▸ **Dataset content**
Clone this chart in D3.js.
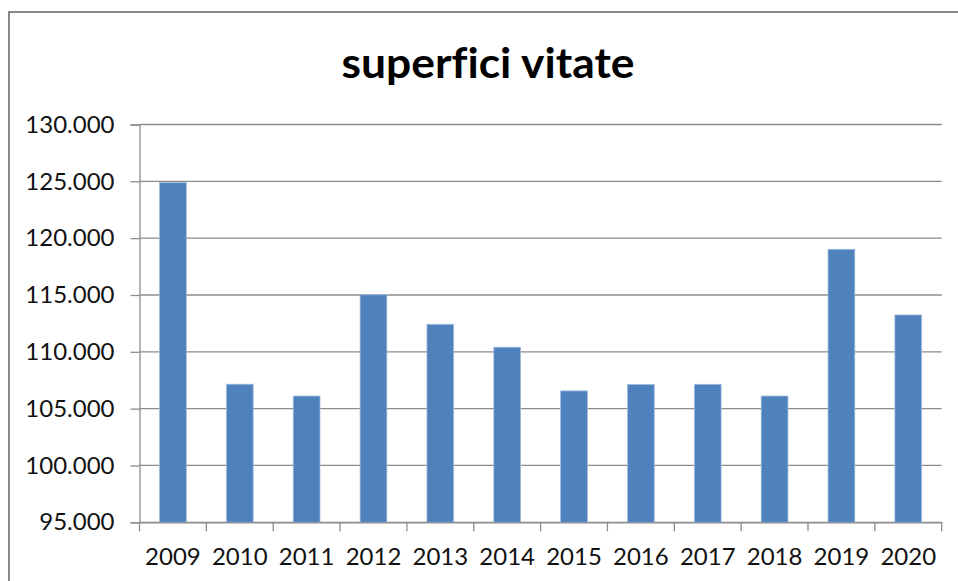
<!DOCTYPE html>
<html>
<head>
<meta charset="utf-8">
<script src="https://cdn.jsdelivr.net/npm/d3@7"></script>
<style>
  html, body { margin: 0; padding: 0; background: #fff; }
  svg { display: block; }
  text { font-variant-ligatures: none; font-feature-settings: "liga" 0; }
</style>
</head>
<body>
<svg id="chart" width="958" height="581"></svg>
<script>
const title = "superfici vitate";
const years = ["2009","2010","2011","2012","2013","2014","2015","2016","2017","2018","2019","2020"];
const values = [124880, 107150, 106110, 115020, 112420, 110400, 106560, 107120, 107140, 106110, 119020, 113240];
const yTicks = [95000, 100000, 105000, 110000, 115000, 120000, 125000, 130000];

(function () {
const svg = d3.select("#chart");
const pLeft = 139.5, pRight = 941.7, pTop = 124.5, pBottom = 522.3;

const locale = d3.formatLocale({decimal: ",", thousands: ".", grouping: [3], currency: ["€", ""]});
const fmt = locale.format(",");

const x = d3.scaleBand().domain(years).range([pLeft, pRight]).paddingInner(0.6).paddingOuter(0.3);
const y = d3.scaleLinear().domain([95000, 130000]).range([pBottom, pTop]);

// outer border
svg.append("rect")
  .attr("x", 9).attr("y", 12).attr("width", 980).attr("height", 600)
  .attr("fill", "#fff").attr("stroke", "#888").attr("stroke-width", 2);

// title
svg.append("text")
  .attr("x", 488).attr("y", 78)
  .attr("text-anchor", "middle")
  .attr("font-family", "Lato, 'Open Sans', sans-serif")
  .attr("font-weight", "bold")
  .attr("font-size", 42)
  .attr("textLength", 293)
  .attr("lengthAdjust", "spacingAndGlyphs")
  .attr("fill", "#000")
  .text(title);

// gridlines
svg.append("g")
  .selectAll("line")
  .data(yTicks)
  .join("line")
  .attr("x1", pLeft).attr("x2", pRight)
  .attr("y1", d => y(d)).attr("y2", d => y(d))
  .attr("stroke", "#8c8c8c").attr("stroke-width", 1.3);

// bars
svg.append("g")
  .selectAll("rect")
  .data(years.map((yr, i) => ({yr, v: values[i]})))
  .join("rect")
  .attr("x", d => x(d.yr))
  .attr("y", d => y(d.v))
  .attr("width", x.bandwidth())
  .attr("height", d => pBottom - y(d.v))
  .attr("fill", "#4F81BD")
  .attr("stroke", "#9fbadc")
  .attr("stroke-width", 0.8);

// y axis
const yAxis = d3.axisLeft(y).tickValues(yTicks).tickFormat(fmt).tickSize(9).tickPadding(16);
const gy = svg.append("g").attr("transform", `translate(${pLeft},0)`).call(yAxis);
gy.select(".domain").attr("stroke", "#8c8c8c").attr("stroke-width", 1.3);
gy.selectAll(".tick line").attr("stroke", "#8c8c8c").attr("stroke-width", 1.3);
gy.selectAll(".tick text")
  .attr("font-family", "Lato, 'Open Sans', sans-serif")
  .attr("font-size", 24)
  .attr("fill", "#111");

// x axis: ticks at category boundaries
const xAxis = d3.axisBottom(x).tickSize(0).tickPadding(26);
const gx = svg.append("g").attr("transform", `translate(0,${pBottom})`).call(xAxis);
gx.select(".domain").attr("stroke", "#8c8c8c").attr("stroke-width", 1.3);
gx.selectAll(".tick text")
  .attr("font-family", "Lato, 'Open Sans', sans-serif")
  .attr("font-size", 24)
  .attr("fill", "#111");

const step = x.step();
const bounds = d3.range(years.length + 1).map(i => pLeft + i * step);
svg.append("g")
  .selectAll("line")
  .data(bounds)
  .join("line")
  .attr("x1", d => d).attr("x2", d => d)
  .attr("y1", pBottom).attr("y2", pBottom + 9)
  .attr("stroke", "#8c8c8c").attr("stroke-width", 1.3);
})();
</script>
</body>
</html>
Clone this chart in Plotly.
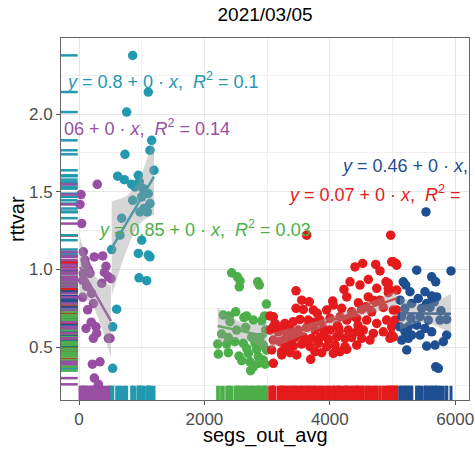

▸ **The request**
Exactly restate the lines from the beginning of the data through the line with "const pLeft = 139.5, pRight", and no others, keeping pictures out.

▸ **Response to the exercise**
Clone this chart in D3.js.
<!DOCTYPE html>
<html>
<head>
<meta charset="utf-8">
<script src="https://cdn.jsdelivr.net/npm/d3@7"></script>
<style>
  html, body { margin: 0; padding: 0; background: #fff; }
  svg { display: block; }
  text { font-variant-ligatures: none; font-feature-settings: "liga" 0; }
</style>
</head>
<body>
<svg id="chart" width="958" height="581"></svg>
<script>
const title = "superfici vitate";
const years = ["2009","2010","2011","2012","2013","2014","2015","2016","2017","2018","2019","2020"];
const values = [124880, 107150, 106110, 115020, 112420, 110400, 106560, 107120, 107140, 106110, 119020, 113240];
const yTicks = [95000, 100000, 105000, 110000, 115000, 120000, 125000, 130000];

(function () {
const svg = d3.select("#chart");
const pLeft = 139.5, pRight = 941.7, pTop = 124.5, pBottom = 522.3;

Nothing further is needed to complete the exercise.